The irony is, however, that now that the extra room has been built, they’re not allowed to host events like these until they get a “change of licence.” So in the meantime it’s a dining room, adorned with paintings and mirrors.
Peckish, while you’re mulling over that? Well, the new-look Steele’s has gone up in the world, cuisine-wise, with items like superfood salads, seabass and marsh samphire and smoked rump of lamb all vying for attention. Heck, there’s even waiter service, a la The Stag down the road.
Outside, the garden has been thoroughly cleared out, back wall blasted and filled with more modern sturdy furniture, as well as high bar tables and stools. On our visit it was full, the crowd as mixed as it always was.
The beer selection is better than before, with a good dozen or so craft beer and real ale taps, including old-school ones such as Guinness and Becks Vier; we drank a Portobello London Pilsner (a little flat, if truth be told).
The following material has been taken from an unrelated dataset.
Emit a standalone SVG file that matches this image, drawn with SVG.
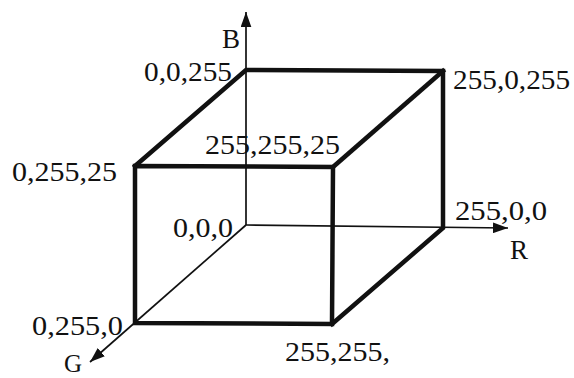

Extra points would be awarded for, say, London breweries like Beavertown, Five Points, Pressure Drop or even Camden which, at least, is local.
Anyway: with the newly opened Belrose opposite (in the former Load of Hay/ The Hill building), and the diminutive Tupelo Honey bar just downhill, you can even, if you wish, embark on something like a lower-slope NW3 pub crawl. And whatever you think of the obviously expensive reinvention of this famous London haunt, let’s repeat the age-old mantra: at least it’s not flats.